Годвин превратил Сатану в воплощение ровно тех анархистских ценностей, которые проповедовал сам. Бунт против Бога превратился в отражение его собственной ненависти к незаконным полномочиям и наследственной власти. Царствование Бога становится аналогом того деспотичного и произвольного правления, которое, по мнению Годвина, существовало в Англии конца XVIII века — оно как раз опиралось на «предписание и прецедент». Как указывает Питер Шок, толкование Годвином Мильтона весьма избирательно — в нем обойдены вниманием те черты Люцифера, которые наверняка не пришлись по душе самому толкователю, в особенности же — властолюбие падшего ангела. Далее Шок подчеркивает удивительный факт: похоже, Годвин не считал, что его собственная точка зрения значительно отличается от общепринятой[355]
. Иными словами, он писал в то время, когда символические похвалы в адрес Люцифера, вероятно, сделались нормальной частью общего дискурса — по крайней мере среди тех радикалов, к которым принадлежал сам Годвин.Читатель, возможно, помнит, что Мэри Уолстонкрафт (позднее ставшая женой Годвина) написала в сноске к своей книге «В защиту прав женщин» (1792) о том, что ей несимпатичны сцены «райского блаженства», где Мильтон живописует супружеское счастье Адама и Евы, и потому сама она «с сознательным достоинством, или с сатанинской гордостью, обратилась за более возвышенными темами к преисподней». Она заявила, что ей интересны «отверженцы удачи, поднимающиеся над страстями и недовольством», — падшие женщины или вдовы, пытающиеся добиваться всего в жизни самостоятельно[356]

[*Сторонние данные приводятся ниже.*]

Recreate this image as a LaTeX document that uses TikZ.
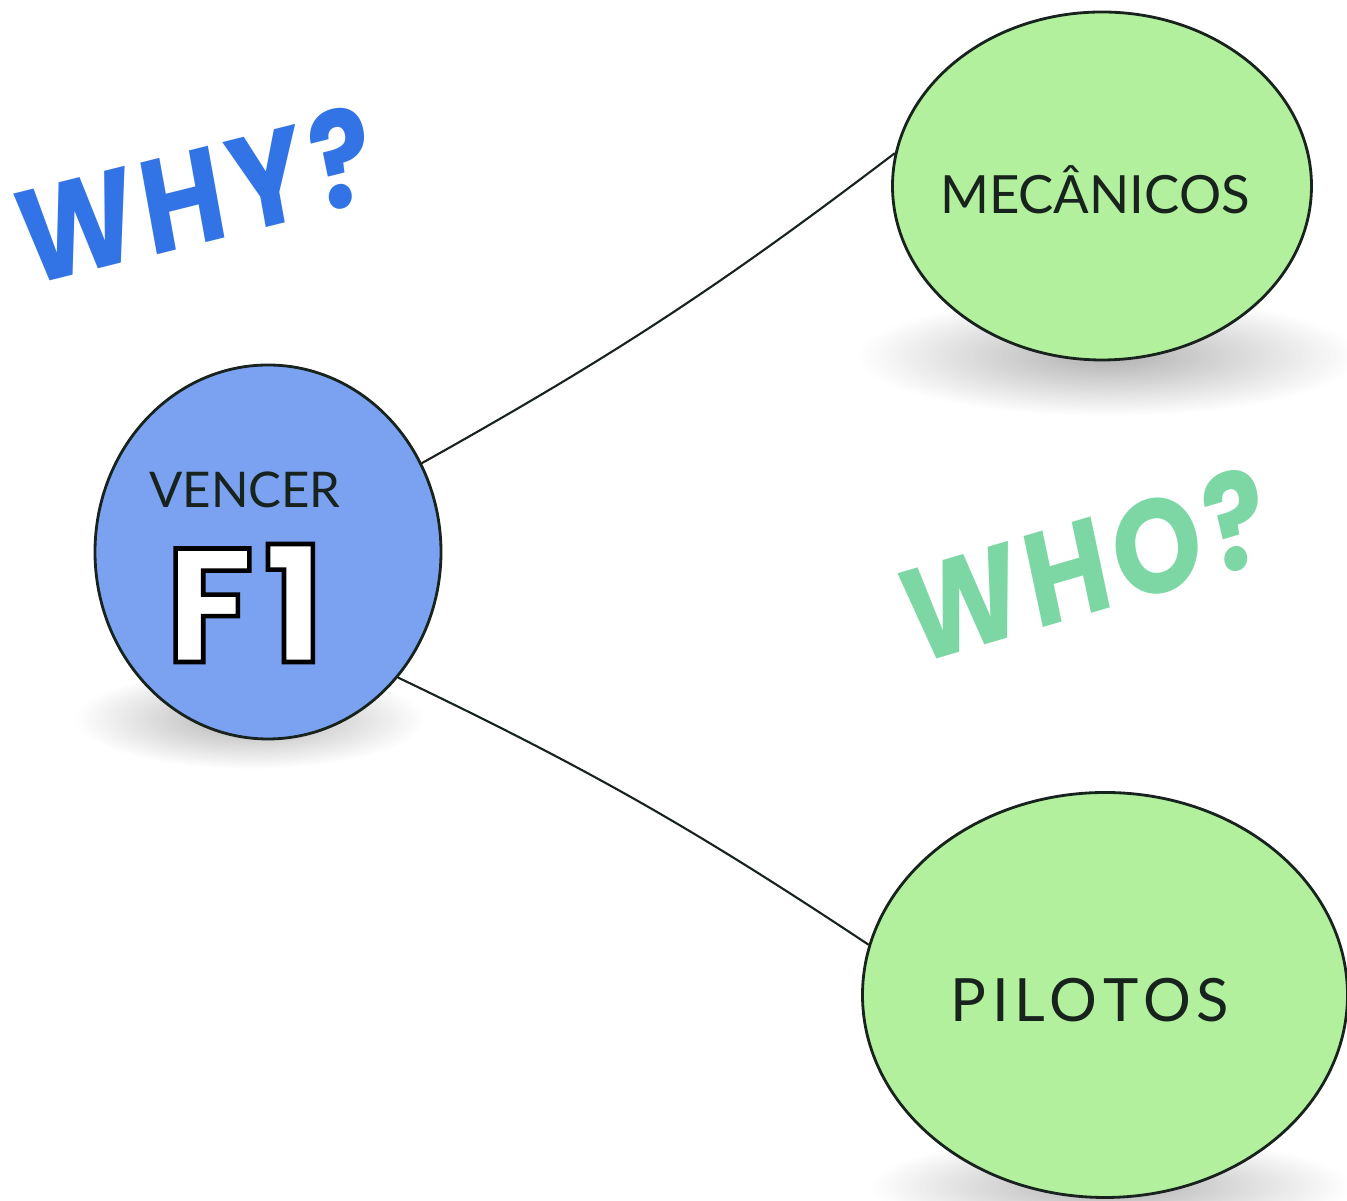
\documentclass[tikz,border=0pt]{standalone}
\usepackage{fontspec}
\setmainfont{Lato}
\newfontfamily\markfont{Poppins}[LetterSpace=6]
\usetikzlibrary{shapes.geometric,fadings}

\definecolor{goalblue}{RGB}{122,162,240}
\definecolor{teamgreen}{RGB}{178,240,158}
\definecolor{whyblue}{RGB}{50,115,230}
\definecolor{whogreen}{RGB}{125,215,165}
\definecolor{penink}{RGB}{25,35,30}

\tikzfading[name=softshade, inner color=transparent!15, outer color=transparent!100]

\tikzset{
  blob/.style={ellipse, draw=penink, thick, inner sep=0pt},
  floorshade/.style={fill=black!60, fill opacity=0.6, path fading=softshade},
  handtext/.style={text=penink, font=\fontsize{14}{14}\selectfont},
  question/.style={font=\markfont\bfseries\fontsize{38}{38}\selectfont, xscale=0.85},
  link/.style={draw=penink, semithick}
}

\newcommand{\outlined}[1]{\special{pdf:literal direct 2 Tr 1.3 w 0 G}#1\special{pdf:literal direct 0 Tr}}

\begin{document}
\begin{tikzpicture}
\useasboundingbox (0,0) rectangle (13.47,12.01);

% shadows under the bubbles
	\fill[floorshade] (2.5,4.82) ellipse (1.75cm and 0.5cm);
	\fill[floorshade] (11.08,8.45) ellipse (2.5cm and 0.6cm);
	\fill[floorshade] (11.1,0.15) ellipse (2.4cm and 0.5cm);

% goal
	\node[blob, fill=goalblue, minimum width=3.46cm, minimum height=3.74cm] (vencer) at (2.68,6.49) {};
	\node[handtext] (vencertxt) at (2.45,7.11) {VENCER};
	\node[font=\markfont\bfseries\fontsize{46}{46}\selectfont, text=white] (f1) at (2.45,5.98) {\outlined{F1}};

% team
	\node[blob, fill=teamgreen, minimum width=4.19cm, minimum height=3.48cm] (mec) at (11.02,10.15) {};
	\node[handtext, font=\fontsize{15}{15}\selectfont] (mectxt) at (10.95,10.11) {MECÂNICOS};

	\node[blob, fill=teamgreen, minimum width=4.85cm, minimum height=4.05cm] (pil) at (11.05,2.06) {};
	\node[handtext, font=\fontsize{17}{17}\selectfont] (piltxt) at (10.9,2.01) {P\kern1.5pt I\kern1.5pt L\kern1.5pt O\kern1.5pt T\kern1.5pt O\kern1.5pt S};

% questions
	\node[question, rotate=12, text=whyblue] (why) at (1.95,10.06) {WHY?};
	\node[question, rotate=14, text=whogreen] (who) at (10.85,6.36) {WHO?};

% links
	\draw[link] (vencer.30) to[bend right=4] (mec.171);
	\draw[link] (vencer.-44) to[bend left=4] (pil.168);
\end{tikzpicture}
\end{document}
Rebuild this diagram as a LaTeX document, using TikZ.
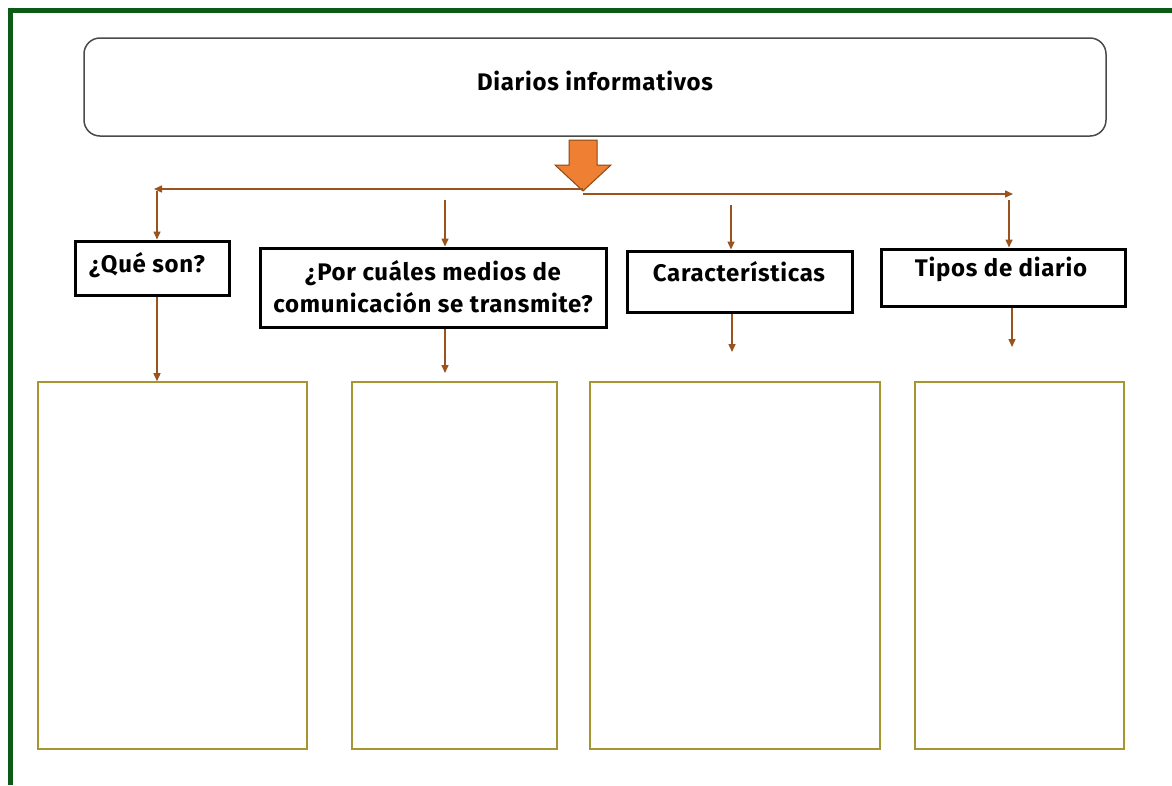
\documentclass[tikz,border=0pt]{standalone}
\usepackage{fontspec}
\setmainfont{Fira Sans}[LetterSpace=3]
\usetikzlibrary{arrows.meta}
\definecolor{frameg}{HTML}{0B5A16}
\definecolor{brownln}{HTML}{9A531C}
\definecolor{orangef}{HTML}{EE7F33}
\definecolor{oranged}{HTML}{8A4A14}
\definecolor{goldb}{HTML}{A69632}
\definecolor{titleb}{HTML}{4A4A4A}
\tikzset{
  titlebox/.style={draw=titleb, line width=1.5pt, rounded corners=16pt, minimum width=1022pt, minimum height=98pt},
  headbox/.style={draw=black, line width=3pt, inner sep=0pt},
  lbl/.style={font=\fontsize{24}{32}\selectfont\bfseries, align=center, inner sep=0pt},
  answerbox/.style={draw=goldb, line width=1.6pt, inner sep=0pt},
  conn/.style={draw=brownln, line width=1.5pt, -{Triangle[length=8pt,width=7pt]}},
  greenframe/.style={draw=frameg, line width=5pt},
}
\begin{document}
\begin{tikzpicture}[x=1pt,y=-1pt]
\useasboundingbox (0,0) rectangle (1172,785);
\fill[white] (0,0) rectangle (1172,785);
% frame
\draw[greenframe] (10,785) -- (10,10) -- (1172,10);
% title
\node[titlebox] (title) at (595,87) {};
\node[lbl] (titletext) at (595,81) {Diarios informativos};
% block arrow
\filldraw[fill=orangef, draw=oranged, line width=1pt]
  (569,140) -- (597,140) -- (597,165) -- (611,165) -- (583,191) -- (555,165) -- (569,165) -- cycle;
\coordinate (tip) at (583,189);
\coordinate (tipr) at (583,194);
\coordinate (lend) at (154,189);
\coordinate (rend) at (1013,194);
\draw[conn] (tip) -- (lend);
\draw[conn] (tipr) -- (rend);
% header boxes
\node[headbox, minimum width=154pt, minimum height=54pt] (q1) at (152,268) {};
\node[lbl] (q1t) at (147,265) {¿Qué son?};
\node[headbox, minimum width=346pt, minimum height=79pt] (q2) at (433,287.5) {};
\node[lbl] (q2t) at (433,287) {¿Por cuáles medios de\\comunicación se transmite?};
\node[headbox, minimum width=225pt, minimum height=61pt] (q3) at (739.5,281.5) {};
\node[lbl] (q3t) at (739,272) {Características};
\node[headbox, minimum width=244pt, minimum height=57pt] (q4) at (1003,277.5) {};
\node[lbl] (q4t) at (1001,269) {Tipos de diario};
% answer boxes
\node[answerbox, minimum width=269pt, minimum height=367pt] (a1) at (172.5,565.5) {};
\node[answerbox, minimum width=205pt, minimum height=367pt] (a2) at (454.5,565.5) {};
\node[answerbox, minimum width=290pt, minimum height=367pt] (a3) at (735,565.5) {};
\node[answerbox, minimum width=209pt, minimum height=367pt] (a4) at (1019.5,565.5) {};
% vertical connectors
\coordinate (d1s) at (157,191);
\coordinate (d2s) at (445,200);
\coordinate (d3s) at (731,205);
\coordinate (d4s) at (1009,200);
\draw[conn] (d1s) -- (157,0 |- q1.north);
\draw[conn] (d2s) -- (445,0 |- q2.north);
\draw[conn] (d3s) -- (731,0 |- q3.north);
\draw[conn] (d4s) -- (1009,0 |- q4.north);
\coordinate (e2) at (445,373);
\coordinate (e3) at (732,352);
\coordinate (e4) at (1012,347);
\draw[conn] (157,0 |- q1.south) -- (157,0 |- a1.north);
\draw[conn] (445,0 |- q2.south) -- (e2);
\draw[conn] (732,0 |- q3.south) -- (e3);
\draw[conn] (1012,0 |- q4.south) -- (e4);
\end{tikzpicture}
\end{document}
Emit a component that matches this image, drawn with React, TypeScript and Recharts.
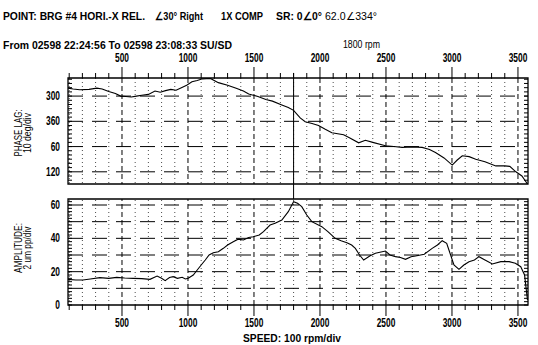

. Во введении мы уже возражали против предложенной Гилберт и Губар интерпретации этих слов как проявления инфернального феминизма; пожалуй, стоит добавить, что неправы и другие исследователи, поддерживающие эту идею. Например, Питер Шок называет приведенный выше отрывок «сатанинской идеализацией жертвы классового и гендерного гнета», а по мнению Рональда Полсона, Уолстонкрафт хотела этим сказать, что пострадавшая от несправедливости женщина… по отношению к мужчинам — все равно что Сатана, для которого деятельное зло предпочтительнее добра. Как вдова — как мать в отношении своих детей — женщина выступает самодостаточным Сатаной и потому вовсе не нуждается в мужчине[357].На наш взгляд, здесь речь не об этом. Процитированную фразу можно прочесть совсем иначе: как полное самоиронии оправдание своего необычного («с сатанинской гордостью») решения отказаться от тем, которые казались более «подходящими» для писательницы, или, что еще вероятнее, как саркастическое замечание в ответ на ожидаемое возмущение ее выбором. Слова о преисподней можно истолковать как аллюзию: ведь Уолстонкрафт готовилась погрузиться в поистине адскую среду — вроде лондонских трущоб, где некоторые женщины ведут ежедневную борьбу за жизнь, — чтобы найти тех персонажей, которых она собиралась вывести на передний план. Независимо от того, как эти строки лучше всего толковать в привязке к тексту (и его контексту), в сноске к которому они содержатся, все равно, пожалуй, важно отметить, что прославленная феминистка прибегает именно к этому образу и приписывает самой себе сатанинскую гордость. Поэтому вполне возможно, что исследователи, чьи высказывания цитировались выше, были не единственными, кто усмотрел в словах Уолстонкрафт выражение какого-либо инфернального феминизма, а значит, приведенный отрывок представляет определенную историческую ценность для нашей основной темы.